Mr. Sohn did not timely file a reply. DISCUSSION Federal Rule of Civil Procedure 54(d)(1) provides that “[u]nless a federal statute, these rules, or a court order provides otherwise, costs—other than attorney’s fees—should be allowed to the prevailing party.” Southern District of Florida Local Rule 7.3 is a “court order” within the meaning of Federal Rule of Civil Procedure 54 and, thus, establishes the requirements for filing a motion for attorney’s fees or costs. See Tire Kingdom, Inc. v. Morgan Tire & Auto, Inc., 253 F.3d 1332, 1335 (11th Cir. 2001) (concluding “that the time limit set out in Local Rule 7.3 is an ‘order of the court’ that governs this case). Local Rule 7.3(c) details the procedures for recovering taxable costs and requires that “[a] bill of costs pursuant to 28 U.S.C. § 1920 shall be filed and served within thirty (30) days of entry of final judgment or other appealable order that gives rise to a right to tax costs under the circumstances listed in 28 U.S.C. § 1920.” S.D. Fla. L.R. 7.3(c) (emphasis added). “Local Rule 7.3’s requirements are not optional, but mandatory.” I.T.N. Consolidators, Inc. v. N. Marine Underwriters, Ltd., 2016 WL 3892428, at *3 (S.D. Fla. July 13, 2016) (citing
Norych v. Admiral Ins. Co., 2010 WL 2557502, at *2 (S.D. Fla. June 23, 2010)). “A party’s failure to comply with Local Rule 7.3 is a sufficient basis to deny its fees and costs motion.” Id. (citing Norych, 2010 WL 2557502, at *2).

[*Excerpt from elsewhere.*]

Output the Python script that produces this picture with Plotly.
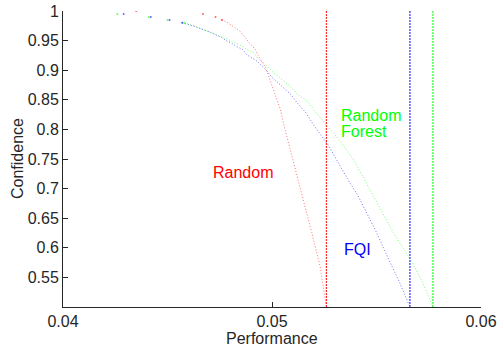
import plotly.graph_objects as go

# ---- data ----
random_x = [0.0435, 0.0467, 0.0473, 0.0476, 0.0479, 0.0481, 0.0483, 0.0485, 0.0486, 0.0487, 0.0488, 0.0489,
            0.0492, 0.0494, 0.0497, 0.0499, 0.0501, 0.0504, 0.0506, 0.0510, 0.0513, 0.0516, 0.0519, 0.0523, 0.0526]
random_y = [1.0, 0.995, 0.99, 0.985, 0.98, 0.975, 0.97, 0.965, 0.96, 0.955, 0.95, 0.947,
            0.935, 0.921, 0.904, 0.884, 0.862, 0.834, 0.803, 0.749, 0.71, 0.668, 0.626, 0.569, 0.5]

fqi_x = [0.0429, 0.0442, 0.0451, 0.0457, 0.0462, 0.0470, 0.0473, 0.0476, 0.0478, 0.0481, 0.0483, 0.0486,
         0.0488, 0.0493, 0.0497, 0.0500, 0.0505, 0.0509, 0.0512, 0.0516, 0.0520, 0.0527, 0.0531, 0.0536,
         0.0541, 0.0546, 0.0550, 0.0556, 0.0561, 0.0566]
fqi_y = [0.995, 0.99, 0.985, 0.98, 0.975, 0.965, 0.96, 0.955, 0.95, 0.945, 0.94, 0.935,
         0.926, 0.915, 0.901, 0.888, 0.872, 0.859, 0.845, 0.829, 0.807, 0.773, 0.748, 0.717,
         0.689, 0.655, 0.626, 0.579, 0.542, 0.5]

rf_x = [0.0426, 0.0441, 0.0450, 0.0458, 0.0463, 0.0466, 0.0470, 0.0474, 0.0477, 0.0480, 0.0483, 0.0486,
        0.0488, 0.0491, 0.0493, 0.0497, 0.0500, 0.0505, 0.0509, 0.0512, 0.0517, 0.0521, 0.0526, 0.0532,
        0.0539, 0.0545, 0.0550, 0.0558, 0.0567, 0.0572, 0.0577]
rf_y = [0.995, 0.99, 0.985, 0.98, 0.975, 0.97, 0.965, 0.96, 0.955, 0.95, 0.945, 0.94,
        0.935, 0.93, 0.921, 0.909, 0.898, 0.884, 0.872, 0.860, 0.847, 0.829, 0.808, 0.783,
        0.749, 0.710, 0.678, 0.626, 0.576, 0.542, 0.5]

# vertical reference lines (performance values)
vline_random = 0.0526
vline_fqi = 0.0566
vline_rf = 0.0577

x_ticks = [0.04, 0.05, 0.06]
x_ticklabels = ["0.04", "0.05", "0.06"]
y_ticks = [0.55, 0.6, 0.65, 0.7, 0.75, 0.8, 0.85, 0.9, 0.95, 1.0]
y_ticklabels = ["0.55", "0.6", "0.65", "0.7", "0.75", "0.8", "0.85", "0.9", "0.95", "1"]

RED = "#ff0000"
BLUE = "#0000ff"
GREEN = "#00ff00"
FONT = "Liberation Sans, Arial, sans-serif"
TXT = "#262626"

fig = go.Figure()

SPARSE = 4  # leading points that appear as isolated dots


def add_series(xs, ys, color):
    fig.add_trace(go.Scatter(x=xs[:SPARSE], y=ys[:SPARSE], mode="markers",
                             marker=dict(color=color, size=2, line=dict(width=0)),
                             opacity=0.6, hoverinfo="skip", showlegend=False))
    fig.add_trace(go.Scatter(x=xs[SPARSE - 1:], y=ys[SPARSE - 1:], mode="lines",
                             line=dict(color=color, width=1, dash="1px,2px"),
                             opacity=0.55, hoverinfo="skip", showlegend=False))


add_series(rf_x, rf_y, GREEN)
add_series(fqi_x, fqi_y, BLUE)
add_series(random_x, random_y, RED)

for v, c in [(vline_random, RED), (vline_fqi, BLUE), (vline_rf, GREEN)]:
    fig.add_trace(go.Scatter(x=[v, v], y=[0.5, 1.0], mode="lines",
                             line=dict(color=c, width=1, dash="2px,1px"),
                             hoverinfo="skip", showlegend=False))

fig.add_annotation(x=0.0486, y=0.727, text="Random", showarrow=False,
                   font=dict(color=RED, size=16, family=FONT), xanchor="center", yanchor="middle")
fig.add_annotation(x=0.0532, y=0.824, text="Random", showarrow=False,
                   font=dict(color=GREEN, size=16, family=FONT), xanchor="left", yanchor="middle")
fig.add_annotation(x=0.0532, y=0.797, text="Forest", showarrow=False,
                   font=dict(color=GREEN, size=16, family=FONT), xanchor="left", yanchor="middle")
fig.add_annotation(x=0.05335, y=0.5975, text="FQI", showarrow=False,
                   font=dict(color=BLUE, size=16, family=FONT), xanchor="left", yanchor="middle")

# axis titles
fig.add_annotation(xref="paper", yref="paper", x=0.5, y=-0.106, text="Performance", showarrow=False,
                   font=dict(color=TXT, size=16, family=FONT), xanchor="center", yanchor="middle")
fig.add_annotation(xref="paper", yref="paper", x=-0.110, y=0.5, text="Confidence", showarrow=False,
                   textangle=-90, font=dict(color=TXT, size=16, family=FONT),
                   xanchor="center", yanchor="middle")

fig.update_layout(
    width=497, height=349,
    margin=dict(l=63, r=16, t=11, b=42, autoexpand=False),
    paper_bgcolor="white", plot_bgcolor="white",
    font=dict(family=FONT, size=16, color=TXT),
    showlegend=False,
    xaxis=dict(range=[0.04, 0.06], tickvals=x_ticks, ticktext=x_ticklabels, automargin=False,
               ticks="inside", ticklen=5, tickcolor=TXT, showline=True, linecolor=TXT, linewidth=1,
               showgrid=False, zeroline=False, mirror=False),
    yaxis=dict(range=[0.5, 1.0], tickvals=y_ticks, ticktext=y_ticklabels, automargin=False,
               ticks="inside", ticklen=5, tickcolor=TXT, showline=True, linecolor=TXT, linewidth=1,
               showgrid=False, zeroline=False, mirror=False),
)

fig.write_html("out.html", config={"displayModeBar": False},
               post_script="document.body.style.margin='0';document.body.style.overflow='hidden';")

Here, final judgment was entered on January 6, 2025, making any motion for costs due 30 calendar days later, i.e. on February 5, 2025. However, the Motion was not filed until February 28, 2025, 23 days beyond the deadline. Mr. Sohn did not request an extension of the deadline or provide good cause for the delay. Nor did he file a reply explaining his untimely motion. Accordingly, the Motion is untimely and should be denied. See Mejia v. Ocwen Loan Servicing, LLC, 2016 WL 8787061 at *1 (S.D. Fla. Dec. 22, 2016), report and recommendation
adopted, 2017 WL 1424630 (S.D. Fla. Jan. 9, 2017) (adopting recommendation to deny with prejudice motion for costs as untimely filed under local rule 7.3(c)); Bird Rd. Shoppes, LLC v. Scottsdale Ins. Co., 2020 WL 2857370 (S.D. Fla. May 12, 2020), report and recommendation adopted, 2020 WL 2850585 at *2-3 (S.D. Fla. June 1, 2020) (adopting recommended denial of motion for costs under local rule 7.3(c) when motion was filed more than thirty days after the court entered final judgment); Hodge v. McNeil, 202 WL 663175, at *2 (S.D. Fla. Feb. 28, 2012) (denying motion for taxable costs for failure to comply with the timing requirements of Local Rule 7.3(c)); Cortez v. F.CI Sec., 2012 WL 414578 (S.D. Fla. Feb. 8, 2012) (denying fees and costs motion as untimely); Allen-Johnson v. Miami-Dade Cnty., 2012 WL 160070 (S.D. Fla. Jan. 18, 2012) (denying the County’s motion for costs as untimely under Local Rule 7.3(c)). CONCLUSION AND RECOMMENDATION Based on the foregoing, I respectfully RECOMMEND that Mark Sohn’s Motion for Bill of Costs, DE 206, be DENIED WITH PREJUDICE for failure to comply with the timing requirements of Southern District of Florida Local Rule 7.3(c). NOTICE OF RIGHT TO OBJECT The parties shall have fourteen (14) days from the date of being served with a copy of this Report and Recommendation within which to file written objections, if any, with U.S. District Judge Rodney Smith. Failure to timely file objections shall bar the parties from a de novo determination by the District Judge of an issue covered in the Report and Recommendation and shall bar the parties from attacking on appeal unobjected-to factual and legal conclusions contained in this Report and Recommendation. See 28 U.S.C. § 636(b)(1); Thomas v. Arn, 474 U.S. 140, 149 (1985); Henley v. Johnson, 885 F.2d 790, 794 (11th Cir. 1989); 11th Cir. R. 3-1 (2016). Conversely, if a party does not intend to object to this Report and Recommendation, then that party shall file a Notice of such within five (5) days of the date of this Report and Recommendation. DONE AND RECOMMENDED in Chambers at Fort Pierce, Florida, this 25th day of April, 2025.